Anche in questo conflitto in Medioriente si produce una narrazione taroccata.

Come non vedere quanto possa suonare ipocrita richiamare pedissequamente il 7 ottobre dopo sei mesi di massacri e distruzione, con oltre 30 mila morti e l’intera popolazione di Gaza sfollata, mutilata, malata e denutrita. Quanto sia colpevolmente fuorviante parlare di guerra ad Hamas, quando si tratta di una guerra al popolo palestinese, o di azioni contro Hezbollah, quando sono azioni contro il Libano. E pensare che in Libano ci sono soldati italiani, un contingente di interposizione chiamato a garantire la pace in quel territorio, e la Meloni è andata a parlare di deterrenza proprio a quei nostri soldati: chissà come si porrebbe il nostro governo di fronte ad un “incidente”, qualora Israele dovesse mai colpire il contingente Nato guidato dall’Italia in Libano? Dopo che è stato bombardato il consolato iraniano in Siria…

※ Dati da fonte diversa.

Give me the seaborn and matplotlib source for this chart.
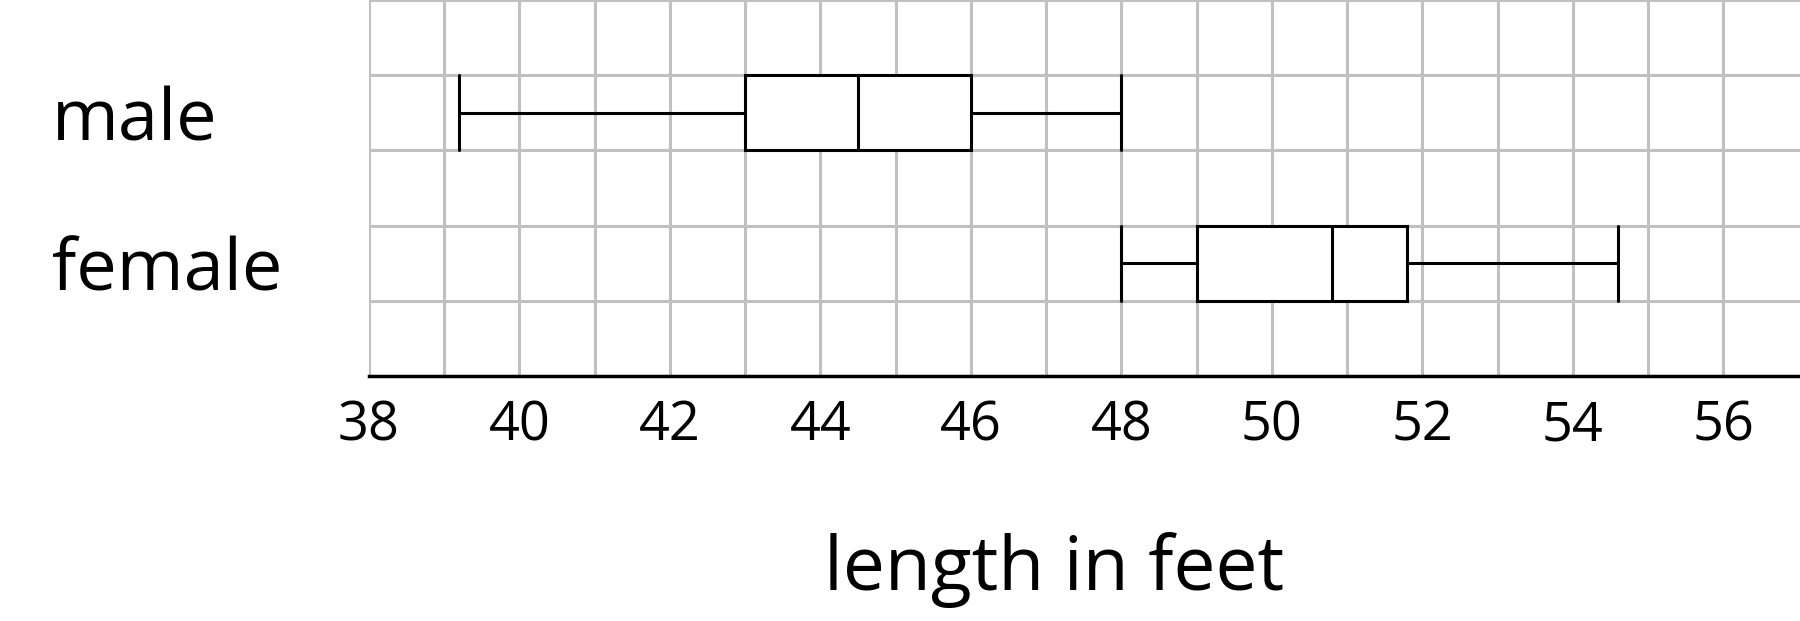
import pandas as pd
import matplotlib.pyplot as plt
import seaborn as sns

# five-number summaries (min, Q1, median, Q3, max)
categories = ['male', 'female']
male_lengths = [39.2, 43.0, 44.5, 46.0, 48.0]
female_lengths = [48.0, 49.0, 50.8, 51.8, 54.6]
x_ticks = list(range(38, 57, 2))

df = pd.DataFrame({
    'sex': ['male'] * len(male_lengths) + ['female'] * len(female_lengths),
    'length': male_lengths + female_lengths,
})

sns.set_theme(style='white')
plt.rcParams['font.family'] = ['Open Sans', 'DejaVu Sans']

fig = plt.figure(figsize=(18, 6.21), dpi=100)
ax = fig.add_axes([0.205, 0.3945, 0.795, 0.6055])

sns.boxplot(data=df, x='length', y='sex', order=categories, orient='h',
            width=0.5, whis=(0, 100), color='white', linecolor='black',
            linewidth=2.2, capwidths=0.5, ax=ax)

# grid: one line per foot, square cells
ax.set_xlim(38, 57.02)
ax.set_ylim(1.75, -0.75)
ax.set_xticks(x_ticks)
ax.set_xticks(range(39, 57, 2), minor=True)
ax.set_yticks([0, 1])
ax.set_yticklabels(categories)
ax.set_yticks([-0.75, -0.25, 0.25, 0.75, 1.25, 1.75], minor=True)
ax.grid(True, axis='x', which='both', color='#c0c0c0', linewidth=2.2)
ax.grid(True, axis='y', which='minor', color='#c0c0c0', linewidth=2.2)
ax.set_axisbelow(True)

for side in ['top', 'right', 'left']:
    ax.spines[side].set_visible(False)
ax.spines['bottom'].set_color('black')
ax.spines['bottom'].set_linewidth(2.5)

ax.tick_params(axis='x', which='both', length=0, labelsize=39, pad=16, colors='black')
ax.tick_params(axis='y', which='both', length=0, labelsize=52, pad=228, colors='black')
for lab in ax.get_yticklabels():
    lab.set_ha('left')

ax.set_ylabel('')
ax.set_xlabel('length in feet', fontsize=54, labelpad=57, color='black')
ax.xaxis.label.set_x(0.479)

fig.savefig('out.png', dpi=100)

Il problema e che non è vero che siamo tutti pacifisti: ci sono forze e poteri che vogliono la guerra.

E occorre purtroppo convincersi che il sistema capitalistico, dopo essere scampato al pericolo di un suo superamento ad opera delle rivoluzioni proletarie, dopo essere scampato al pericolo di essere trasformato dal riformismo socialdemocratico ed aver dilagato senza lacci e lacciuoli nella stagione del pensiero unico ultraliberista, oggi è alle prese con un pericolo esistenziale, forse ancora più grave. E’ infatti dilaniato dalle sue contraddizioni interne, si potrebbe dire entropiche, aperte dall’usura irrecuperabile delle risorse del pianeta e del suo declino biologico inesorabile, così come dall’emergenza ambientale. E per difendere se stesso non gli rimane che investire sulla guerra e soprattutto sulla economia di guerra: l’unica in grado di svuotare le democrazie e di saltare a piedi pari ogni potenziale reazione delle società civili.

Quindi, se non è vero che siamo tutti pacifisti, è però vero che l’opinione pubblica mondiale è contro le guerre: lo attestano tutti i sondaggi. E se i governi volessero rispettare la volontà popolare dovrebbero decidere una norma universale molto semplice: “ripudiare la guerra”, disarmare gli eserciti e convertirli in reparti di “protezione civile”. Stabilendo che rimane un solo esercito armato sotto il comando dell’Onu, con la missione di difendere la pace e la convivenza sul pianeta.